Nike is facing a class action lawsuit after abruptly shutting down its crypto-centric subsidiary, RTFKT, a move that allegedly left investors with heavy losses tied to Nike-themed NFTs and digital assets. The lawsuit, filed in the Eastern District of New York, is led by Australian investor Jagdeep Cheema and seeks over $5 million in damages.
Plaintiffs argue that Nike misled consumers into purchasing NFTs they now claim were unregistered securities. Investors say they were promised ongoing value and innovation through RTFKT’s digital fashion collectibles—a blend of gaming, culture, and crypto. Instead, they claim the sudden termination of the project in December 2024 rendered their digital assets essentially worthless.

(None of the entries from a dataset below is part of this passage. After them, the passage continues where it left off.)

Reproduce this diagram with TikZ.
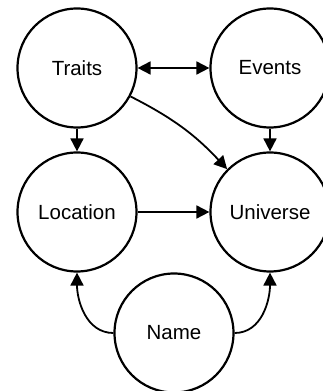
\documentclass[tikz,border=0pt]{standalone}
\usepackage{fontspec}
\setmainfont{Liberation Sans}
\usetikzlibrary{arrows.meta}

\tikzset{
    entity/.style={draw, circle, line width=2.2pt, minimum size=119pt, inner sep=0pt,
        font=\fontsize{20.5}{24}\selectfont},
    link/.style={line width=1.8pt, -{Triangle[length=13pt, width=13pt]}},
    twolink/.style={line width=1.8pt, {Triangle[length=13pt, width=13pt]}-{Triangle[length=13pt, width=13pt]}}
}

\begin{document}
\begin{tikzpicture}[x=1pt, y=1pt]
    \useasboundingbox (0,0) rectangle (323,391);
    \node[entity] (traits) at (77,323) {Traits};
    \node[entity] (events) at (270,323) {Events};
    \node[entity] (location) at (77,179) {Location};
    \node[entity] (universe) at (270,179) {Universe};
    \node[entity] (name) at (174,58) {Name};
    \draw[twolink] (traits) -- (events);
    \draw[link] (traits) -- (location);
    \draw[link] (events) -- (universe);
    \draw[link] (traits.-28) to[bend left=10] (universe.135);
    \draw[link] (location) -- (universe);
    \draw[link] (name.west) to[out=180, in=-90] (location.south);
    \draw[link] (name.east) to[out=0, in=-90] (universe.south);
\end{tikzpicture}
\end{document}
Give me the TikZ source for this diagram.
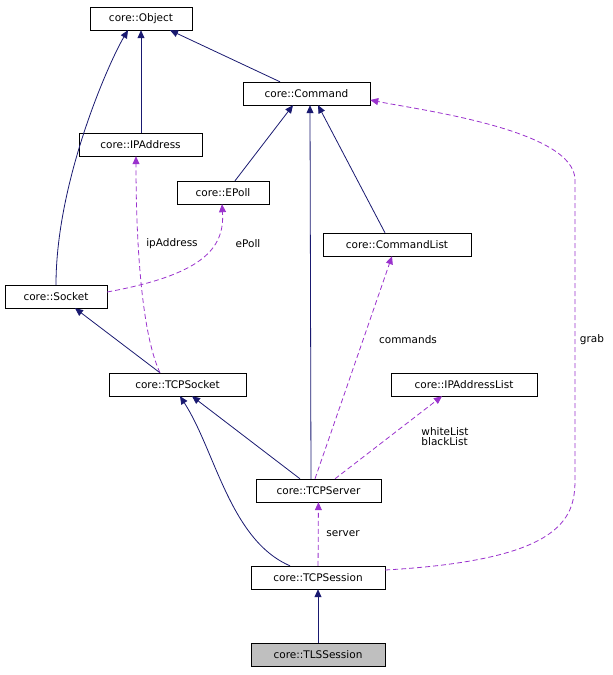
\documentclass[tikz,border=0pt]{standalone}
\usepackage{fontspec}
\setmainfont{DejaVu Sans}
\usetikzlibrary{arrows.meta}
\begin{document}
\begin{tikzpicture}[x=1pt,y=-1pt,
  box/.style={draw,fill=white,inner sep=0pt,minimum height=23pt,font=\fontsize{10.5}{12}\selectfont},
  inh/.style={draw={rgb,255:red,25;green,25;blue,112},thick,-{Triangle[length=8pt,width=7pt]}},
  use/.style={draw={rgb,255:red,154;green,50;blue,205},thick,dash pattern=on 5pt off 3pt,-{Triangle[length=8pt,width=7pt]}},
  lab/.style={font=\fontsize{10.5}{12}\selectfont,align=left}]
\useasboundingbox (0,0) rectangle (613,675);
\node[box,minimum width=102pt] (obj) at (141,18.5) {core::Object};
\node[box,minimum width=127pt] (cmd) at (306.5,93.5) {core::Command};
\node[box,minimum width=123pt] (ip) at (140.5,144.5) {core::IPAddress};
\node[box,minimum width=92pt] (ep) at (223,192.5) {core::EPoll};
\node[box,minimum width=148pt] (cl) at (397,244.5) {core::CommandList};
\node[box,minimum width=102pt] (sock) at (56,296.5) {core::Socket};
\node[box,minimum width=137pt] (tcps) at (177.5,384.5) {core::TCPSocket};
\node[box,minimum width=146pt] (ipl) at (464,384.5) {core::IPAddressList};
\node[box,minimum width=125pt] (srv) at (318.5,490.5) {core::TCPServer};
\node[box,minimum width=134pt] (ses) at (318,577.5) {core::TCPSession};
\node[box,minimum width=134pt,fill={rgb,255:red,191;green,191;blue,191}] (tls) at (318,655) {core::TLSSession};

\draw[inh] (cmd.north -| 280,0) -- (obj.south -| 170,0);
\draw[inh] (ip.north -| 141,0) -- (obj.south -| 141,0);
\draw[inh] (sock.north) .. controls (56,180) and (110,60) .. (obj.south -| 128,0);
\draw[inh] (ep.north -| 235,0) -- (cmd.south -| 293,0);
\draw[inh] (cl.north -| 385,0) -- (cmd.south -| 318,0);
\draw[inh] (srv.north -| 311,0) -- (cmd.south -| 310,0);
\draw[inh] (tcps.north -| 160,0) -- (sock.south -| 75,0);
\draw[inh] (srv.north -| 300,0) -- (tcps.south -| 192,0);
\draw[inh] (ses.north -| 290,0) .. controls (230,540) and (215,450) .. (tcps.south -| 180,0);
\draw[inh] (tls) -- (ses);

\draw[use] (tcps.north -| 160,0) .. controls (140,330) and (136,230) .. (ip.south -| 136,0);
\node[lab] (lip) at (172,244) {ipAddress};
\draw[use] (sock.east |- 0,292) .. controls (200,275) and (225,250) .. (ep.south -| 222,0);
\node[lab] (lep) at (248,244) {ePoll};
\draw[use] (srv.north -| 315,0) -- (cl.south -| 392,0);
\node[lab] (lcm) at (408,340) {commands};
\draw[use] (srv.north -| 335,0) -- (ipl.south -| 442,0);
\node[lab] (lwl) at (445,437) {whiteList\\[-2pt]blackList};
\draw[use] (ses) -- (srv);
\node[lab] (lsv) at (343,534) {server};
\draw[use] (ses.east |- 0,570) .. controls (560,560) and (575,520) .. (575,480) -- (575,180) .. controls (575,130) and (420,110) .. (cmd.east |- 0,100);
\node[lab] (lgr) at (592,340) {grab};
\end{tikzpicture}
\end{document}
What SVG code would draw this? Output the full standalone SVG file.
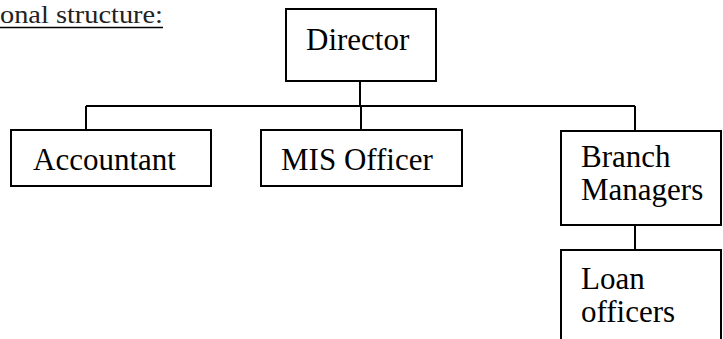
<svg xmlns="http://www.w3.org/2000/svg" width="723" height="339" viewBox="0 0 723 339">
<style>
.box{fill:#fff;stroke:#000;stroke-width:2}
.ln{fill:none;stroke:#000;stroke-width:2}
.t{font-family:"Liberation Serif","Times New Roman",serif;font-size:31px;fill:#000}
.h{font-family:"Liberation Serif","Times New Roman",serif;font-size:25px;fill:#222}
</style>
<rect width="723" height="339" fill="#fff"/>
<g id="heading">
<text class="h" x="0" y="23" textLength="163" lengthAdjust="spacingAndGlyphs">onal structure:</text>
<line x1="0" y1="27.5" x2="163" y2="27.5" stroke="#000" stroke-width="1.5"/>
</g>
<g id="connectors">
<path class="ln" d="M360 81V106M86 106H635M86 106V130M361 106V130M635 106V131M635 225V250"/>
</g>
<g id="director">
<rect class="box" x="286" y="9" width="150" height="72"/>
<text class="t" x="306" y="50">Director</text>
</g>
<g id="accountant">
<rect class="box" x="11" y="130" width="200" height="56"/>
<text class="t" x="33" y="170">Accountant</text>
</g>
<g id="mis-officer">
<rect class="box" x="261" y="130" width="201" height="56"/>
<text class="t" x="281" y="170">MIS Officer</text>
</g>
<g id="branch-managers">
<rect class="box" x="561" y="131" width="160" height="94"/>
<text class="t" x="581" y="167">Branch</text>
<text class="t" x="581" y="200">Managers</text>
</g>
<g id="loan-officers">
<path class="ln" d="M561 345V250H721V345"/>
<text class="t" x="581" y="289">Loan</text>
<text class="t" x="581" y="322">officers</text>
</g>
</svg>
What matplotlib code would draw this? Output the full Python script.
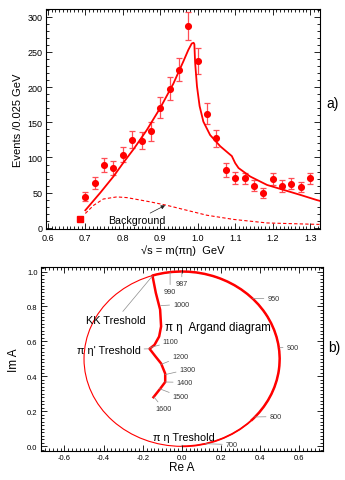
import matplotlib
matplotlib.use("Agg")
import matplotlib.pyplot as plt
import matplotlib.ticker as ticker
from matplotlib.patches import Arc, Circle

plt.rcParams['font.family'] = ['Liberation Sans', 'DejaVu Sans']
plt.rcParams['axes.unicode_minus'] = False

RED = "#ff0000"
ERR_RED = "#ff4d55"
GREY = "#8c8c8c"

# ── panel a: pi-eta mass spectrum ─────────────────────────────────────────────
mass = [0.700, 0.725, 0.750, 0.775, 0.800, 0.825, 0.850, 0.875, 0.900, 0.925,
        0.950, 0.975, 1.000, 1.025, 1.050, 1.075, 1.100, 1.125, 1.150, 1.175,
        1.200, 1.225, 1.250, 1.275, 1.300]
events = [44, 64, 89.5, 85, 104, 125, 124, 137, 171, 198,
          225, 287, 237, 162, 127, 82, 70.5, 70.5, 60, 50,
          69.5, 59.5, 63, 58, 70.5]
errors = [6.5, 9, 9.5, 10, 11, 12, 12, 13, 15.5, 16.5,
          17, 20, 18, 15, 12, 9.5, 8.5, 8, 7.5, 7,
          8.5, 8, 8, 7.5, 8]
first_mass, first_events = [0.686], [12]

fit_m = [0.700, 0.740, 0.775, 0.802, 0.829, 0.864, 0.900, 0.935, 0.962, 0.975,
         0.984, 0.989, 0.991, 0.993, 0.998, 1.005, 1.015, 1.033, 1.060, 1.091,
         1.100, 1.109, 1.140, 1.185, 1.229, 1.273, 1.318, 1.325]
fit_ev = [25, 50, 73, 93, 112, 139, 170.5, 205, 237, 253,
          262, 263, 261, 235, 201, 173, 151, 132, 116, 102,
          92, 85, 73, 61, 54, 47, 39.5, 38.5]

bg_m = [0.700, 0.722, 0.748, 0.784, 0.811, 0.873, 0.918, 0.971, 1.024, 1.096,
        1.185, 1.318, 1.325]
bg_ev = [20.5, 32, 41, 44, 43, 37, 32, 25, 18, 12, 7, 5, 5]

# ── panel b: Argand diagram ───────────────────────────────────────────────────
circ_center = (0.0, 0.5)
circ_diam = 1.0
arc_thin_deg = (-90, -45)      # 700 -> 800, thinner stroke
arc_thick_deg = (-45, 107.5)   # 800 -> 987 -> KK threshold

inner_re = [-0.150, -0.133, -0.111, -0.106, -0.116, -0.140, -0.165, -0.136,
            -0.106, -0.085, -0.085, -0.111, -0.145]
inner_im = [0.975, 0.878, 0.782, 0.686, 0.628, 0.580, 0.558, 0.516,
            0.474, 0.416, 0.368, 0.329, 0.281]

mass_labels = ['987', '990', '1000', '1100', '1200', '1300', '1400', '1500',
               '1600', '950', '900', '800', '700']
label_tip = [(0.0, 0.998), (-0.06, 0.996), (-0.108, 0.805), (-0.162, 0.565),
             (-0.108, 0.468), (-0.086, 0.41), (-0.087, 0.368), (-0.115, 0.33),
             (-0.143, 0.283), (0.362, 0.846), (0.5, 0.566), (0.372, 0.168),
             (0.12, 0.015)]
label_pos = [(0.0, 0.93), (-0.06, 0.885), (-0.045, 0.812), (-0.097, 0.597),
             (-0.05, 0.512), (-0.012, 0.44), (-0.027, 0.366), (-0.047, 0.283),
             (-0.135, 0.215), (0.437, 0.845), (0.535, 0.566), (0.448, 0.17),
             (0.224, 0.01)]
label_ha = ['center', 'center', 'left', 'left', 'left', 'left', 'left', 'left',
            'left', 'left', 'left', 'left', 'left']

fig = plt.figure(figsize=(3.45, 4.81), dpi=100)

# ═════════════════════════════ panel a ═════════════════════════════
ax1 = fig.add_axes([0.1333, 0.5208, 0.7928, 0.4584])
ax1.errorbar(mass, events, yerr=errors, fmt='o', color=RED, ms=4.1,
             ecolor=ERR_RED, elinewidth=0.9, capsize=2.3, capthick=0.9)
ax1.plot(first_mass, first_events, 's', color=RED, ms=3.8)
ax1.plot(fit_m, fit_ev, '-', color=RED, lw=1.3)
ax1.plot(bg_m, bg_ev, '--', color=RED, lw=0.8, dashes=(3, 2))

ax1.text(0.76, 11.5, "Background", fontsize=7.7, ha='left', va='center')
ax1.annotate('', xy=(0.913, 32), xytext=(0.873, 21),
             arrowprops=dict(arrowstyle='-|>', color='#222222', lw=0.5,
                             mutation_scale=6, shrinkA=0, shrinkB=0))

ax1.set_xlim(0.595, 1.325)
ax1.set_ylim(-2.3, 311)
ax1.xaxis.set_major_locator(ticker.MultipleLocator(0.1))
ax1.xaxis.set_minor_locator(ticker.MultipleLocator(0.01))
ax1.yaxis.set_major_locator(ticker.MultipleLocator(50))
ax1.yaxis.set_minor_locator(ticker.MultipleLocator(10))
ax1.xaxis.set_major_formatter(ticker.FormatStrFormatter('%.1f'))
ax1.set_xlabel("√s = m(πη)  GeV", fontsize=8, labelpad=1.5)
ax1.set_ylabel("Events /0.025 GeV", fontsize=8, labelpad=3)

# ═════════════════════════════ panel b ═════════════════════════════
ax2 = fig.add_axes([0.1188, 0.0609, 0.8165, 0.3809])
ax2.add_patch(Circle(circ_center, circ_diam / 2, fill=False, color=RED, lw=0.8))
ax2.add_patch(Arc(circ_center, circ_diam, circ_diam, theta1=arc_thin_deg[0],
                  theta2=arc_thin_deg[1], color=RED, lw=1.3))
ax2.add_patch(Arc(circ_center, circ_diam, circ_diam, theta1=arc_thick_deg[0],
                  theta2=arc_thick_deg[1], color=RED, lw=1.8))
ax2.plot(inner_re, inner_im, '-', color=RED, lw=1.8)

for lab, tip, pos, ha in zip(mass_labels, label_tip, label_pos, label_ha):
    ax2.annotate(lab, xy=tip, xytext=pos, fontsize=5.2, ha=ha, va='center',
                 color='#333333',
                 arrowprops=dict(arrowstyle='-', color=GREY, lw=0.5,
                                 shrinkA=0.5, shrinkB=0))

line_kw = dict(arrowstyle='-', color=GREY, lw=0.5, shrinkA=0.5, shrinkB=0)
ax2.annotate("KK Treshold", xy=(-0.15, 0.975), xytext=(-0.337, 0.724),
             fontsize=7.8, ha='center', va='center', arrowprops=line_kw)
ax2.annotate("π η' Treshold", xy=(-0.165, 0.558), xytext=(-0.374, 0.551),
             fontsize=7.8, ha='center', va='center', arrowprops=line_kw)
ax2.annotate("π η Treshold", xy=(0.0, 0.0), xytext=(0.008, 0.056),
             fontsize=7.8, ha='center', va='center', arrowprops=line_kw)
ax2.text(0.183, 0.68, "π η  Argand diagram", fontsize=8.3, ha='center',
         va='center')

ax2.set_xlim(-0.72, 0.72)
ax2.set_ylim(-0.025, 1.023)
ax2.xaxis.set_major_locator(ticker.MultipleLocator(0.2))
ax2.xaxis.set_minor_locator(ticker.MultipleLocator(0.02))
ax2.yaxis.set_major_locator(ticker.MultipleLocator(0.2))
ax2.yaxis.set_minor_locator(ticker.MultipleLocator(0.02))
ax2.xaxis.set_major_formatter(ticker.FormatStrFormatter('%.1f'))
ax2.yaxis.set_major_formatter(ticker.FormatStrFormatter('%.1f'))
ax2.set_xlabel("Re A", fontsize=8.5, labelpad=0)
ax2.set_ylabel("Im A", fontsize=8.5, labelpad=5)

for ax, lsize in ((ax1, 6.5), (ax2, 5.5)):
    ax.tick_params(which='both', direction='in', top=True, right=True,
                   width=0.6, labelsize=lsize, pad=2.5)
    ax.tick_params(which='major', length=4)
    ax.tick_params(which='minor', length=2)
    for sp in ax.spines.values():
        sp.set_linewidth(0.8)

fig.text(0.965, 0.784, "a)", fontsize=10, ha='center', va='center')
fig.text(0.968, 0.277, "b)", fontsize=10, ha='center', va='center')

fig.savefig("out.png", dpi=100)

Nike had acquired RTFKT in 2021 as part of a bold entry into the metaverse and digital fashion markets. At the time, the move was hailed as a strategic innovation, positioning Nike at the forefront of Web3. RTFKT’s high-profile collaborations and virtual sneakers quickly gained traction among collectors and speculators alike.
However, in late 2024, Nike quietly announced the end of RTFKT’s operations, citing a shift toward “ongoing creative influence” without further clarification. The closure, according to the plaintiffs, violated consumer protection laws in New York, California, Florida, and Oregon, as customers were left with assets that had lost nearly all market value.
The lawsuit revives ongoing legal questions about whether NFTs constitute securities under U.S. law—an area still lacking firm regulatory clarity. Plaintiffs argue that Nike’s failure to register these digital assets as securities or provide transparency about their long-term support amounts to deceptive business practices.
Nike has not yet publicly responded to the allegations. However, the case is being closely watched by legal experts and crypto market participants, as it may set precedent for how corporations are held accountable when participating in emerging digital asset markets.
As legal battles over the future of NFTs continue, the Nike-RTFKT case underscores the risks investors face when corporations exit experimental Web3 ventures without clear exit strategies or consumer protections in place.